A prom controversy reached a happy conclusion today when the Shasta Union High School District agreed to let a 16-year-old student and her girlfriend be voted prom king and queen at the upcoming festivities this weekend.

Recently, the student body at Foothill High School in Palo Cedro (just east of Redding) cast initial votes for prom royalty. Among the top votes were Hayley Lack and her girlfriend. But the school said it couldn’t let a lesbian couple become prom king and queen even if they received the most votes. The principal told the girls that only a boy and a girl could win the “traditional” titles of king and queen so the contest would be fair to both genders. Hayley and her girlfriend were upset to learn they couldn’t win as a couple.

Hayley decided to take action. She reached out to the media to tell her story and began circulating a petition. She and her girlfriend got 500 signatures in three days. The couple received overwhelming support from fellow students who demanded the school change the voting process so that same-sex couples could win together.

When that didn’t happen, the ACLU of Northern California wrote a letter to the principal informing him that the school policy violated the constitutional and statutory rights of gay and lesbian students.
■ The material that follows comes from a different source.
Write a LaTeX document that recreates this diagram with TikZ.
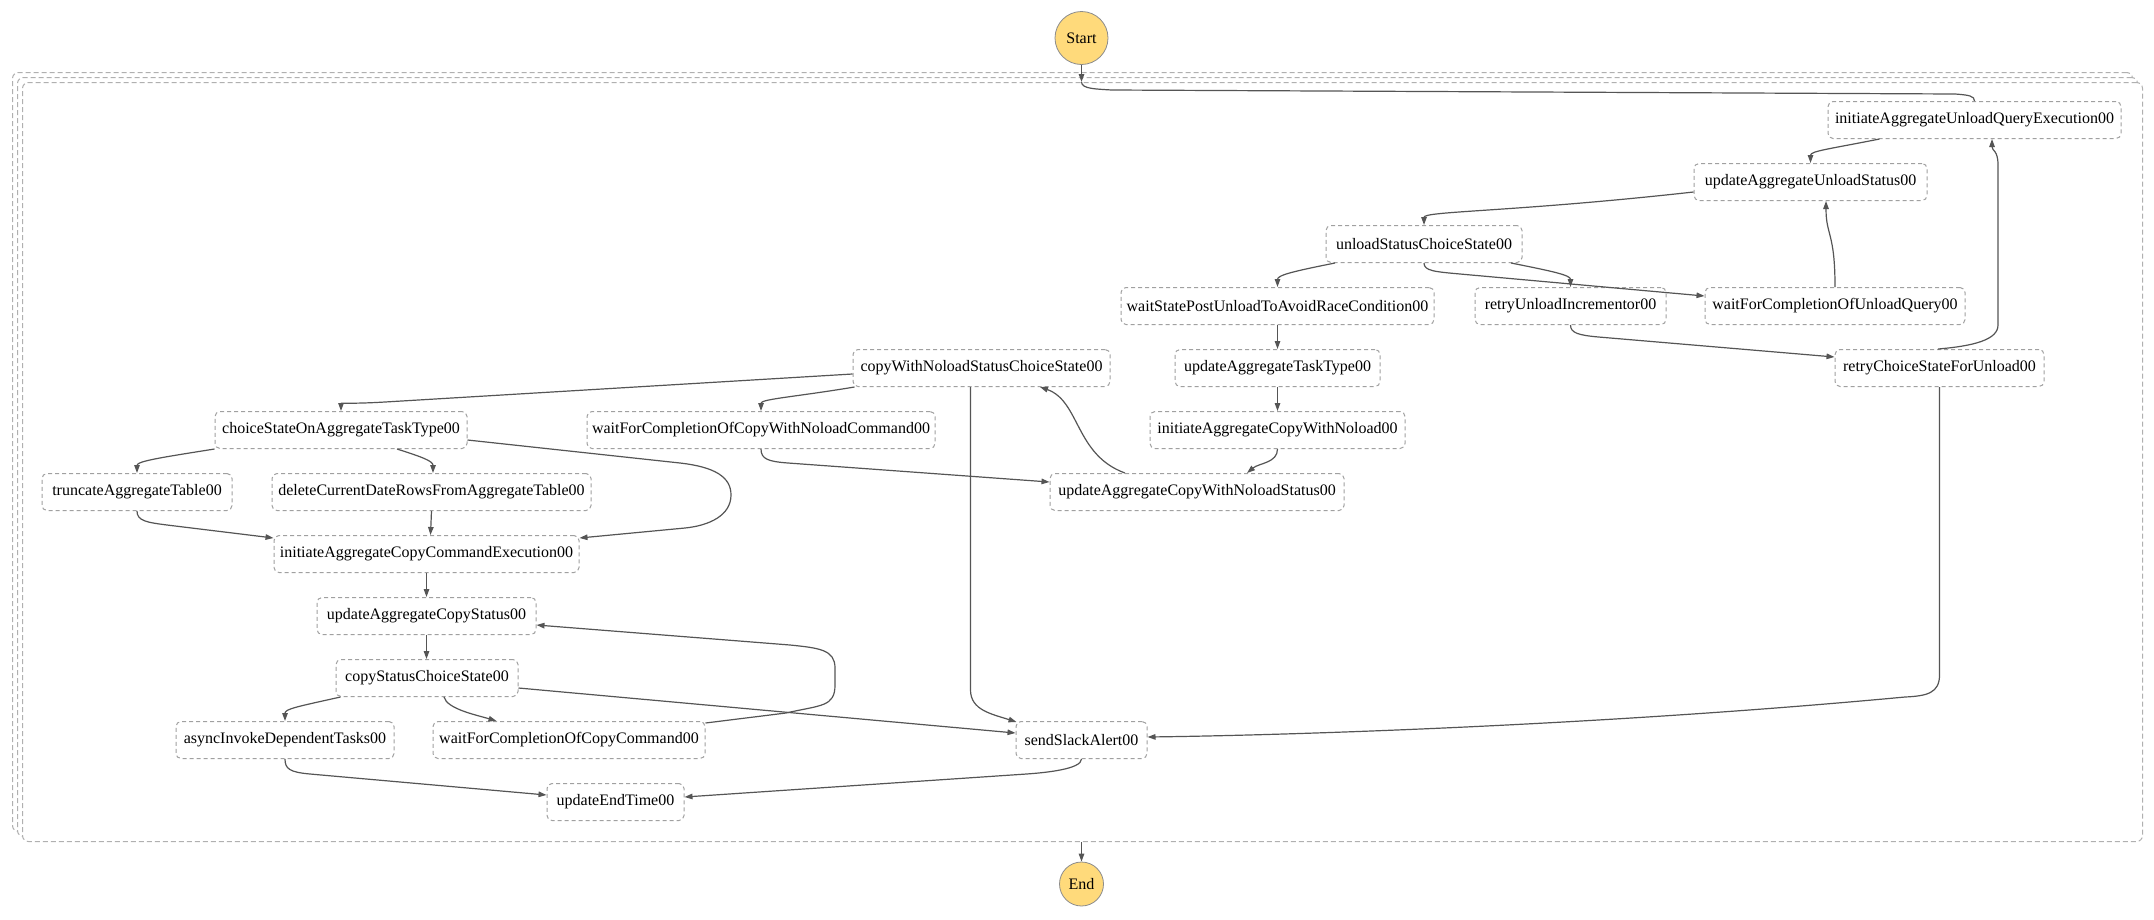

We reminded him that the high school’s decision to prevent the lesbian couple from running for prom royalty together was clearly a free expression issue. It prevented the expression of a sexual orientation, a statement of equality for same-sex couples, and a challenge to traditional gender roles. Because the school let straight couples run together for these positions, it was also discrimination based on sexual orientation and gender identity.
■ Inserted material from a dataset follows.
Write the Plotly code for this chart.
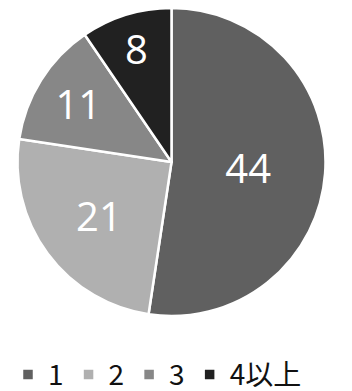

Today, an attorney for the Shasta Union High School District wrote back saying the district was unaware of the policy cited by the principal that would have denied the couple a chance to be prom king and queen. The letter said: “Any statements made that suggest the exclusion of Ms. Lack from being a candidate for prom king due to her gender are contrary to district policy and are not reflective of what the Superintendent has directed to happen.”

So on prom night, students will place marbles in the jar of the candidate they want to win. The person with the most marbles in the jar for king and queen will win, regardless of gender, the district promised.

Hayley has our vote! Happy prom!

Leslie Fulbright is a Communications Strategist with the ACLU of Northern California.